College education hasn’t changed much since the first modern university was founded in Bologna, Italy, in 1119. Higher education was then, and is now, at its core about communication. It is a continuous dialogue between teacher and learner, who work together to find a path toward a new understanding about the world. Nearly a millennium later, despite many changes in the technology of communication, professors and students are still participating in this same exchange.
This is not to say that new communication technology has had no impact on higher education; indeed, it has played a key role in expanding the university’s boundaries. Johannes Gutenberg’s movable-type printing press, for instance, enabled the rise of the modern university itself. No longer was the expansion of knowledge limited by the scarcity of manuscripts, since books could now be reproduced quickly and cheaply.
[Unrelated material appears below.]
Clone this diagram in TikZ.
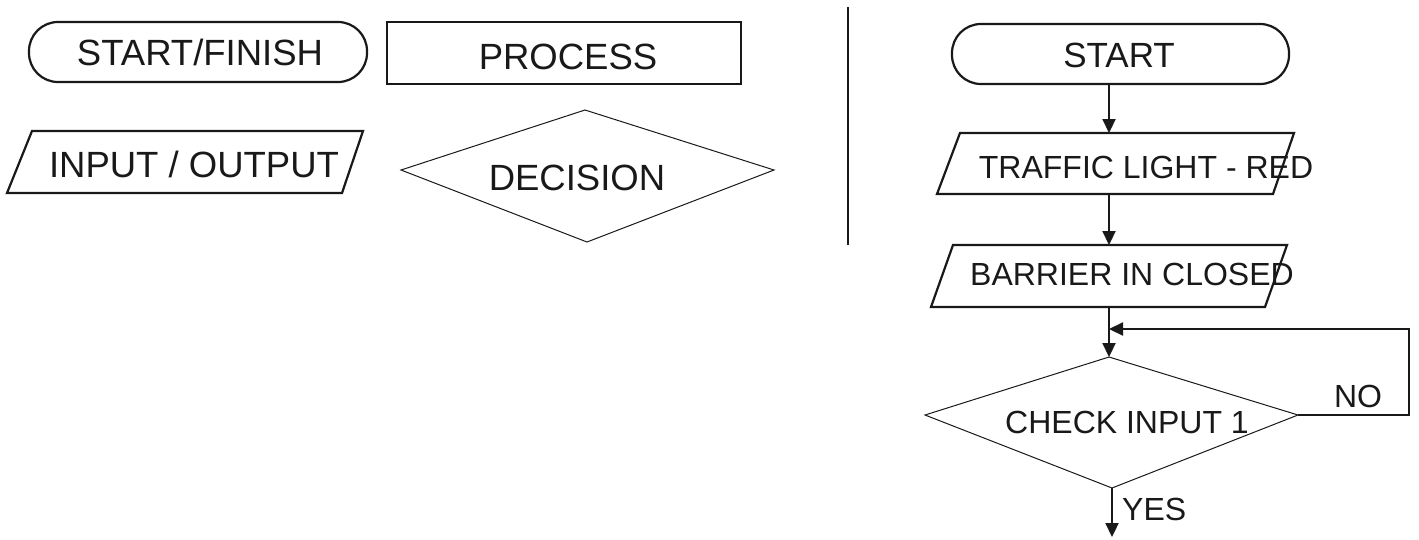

As more people became literate, universities sprang up to meet the new demand for higher education. But until the mid-nineteenth century, education was still primarily a face-to-face affair. Students could read books on their own, for certain, but the interaction with a teacher so critical to the learning process could only happen in person. Mail-based correspondence courses, offered in Britain as early as the 1840s, for the first time allowed personal contact between teacher and student outside the time and space constraints of the classroom. From then on, the many improvements in communication have all been used to extend education’s reach. Instructional films were introduced in the early 1900s, and later advances like satellite broadcasts, videotapes, and teleconferencing were exploited for their teaching potential, as well. But in the end, none of these technologies could hold its own against the traditional classroom. Students worked in isolation from one another, faculty were not easily accessible to students, and there were frequently considerable time lags in feedback and communication—all poor substitutes for a campus-based education.
Today the Internet is staking a claim as the solution to the problems of teaching and learning at a distance. Its popularity in the higher education setting is indisputable. Online courses enroll almost 2 million students at nearly 2,000 U.S. universities, according to the National Center for Education Statistics. A quarter of these universities offer entire certificates or degrees that can be earned without ever setting foot on campus. Distance learning enthusiasts argue that the Internet can speed up interactions into real time, reduce the barriers to communication between students and faculty, and make the university accessible to more people by eliminating the need to come to campus physically. As a result, online classes can replicate the traditional university environment with more success than any previous distance learning tool.
On the one hand, this is good news for students who have difficulty working with a campus-based curriculum; the Internet will make higher education more accessible to them. But it also means that online learning, unlike its predecessors, is a potentially formidable competitor for students’ higher education dollars. Education specialists worry that it could knock marginal schools out of business or reduce the quality of higher education overall. Some say it might even end face-to-face instruction as we know it. Is online learning the death knell of the university?
THE CLASSROOM GETS CONNECTED
In her graduate-level “Leadership and Management” course last May, Professor Deborah Nutter of Tufts University’s Fletcher School of Law and Diplomacy posed the question, “Who do you think is the most successful and effective foreign policy leader of the twentieth century?” One student defined successful and effective as “a person who has been able to spread his thoughts, ideas, and activities internationally and has thus influenced the whole world significantly.” He then noted that Lenin could be seen as such a leader since he was a powerful purveyor of Communist ideas both before and after his death. Another disagreed, arguing that Lenin’s influence was no more than a myth perpetuated by the Communist Party. The two parried for a while, and then the discussion turned to other candidates.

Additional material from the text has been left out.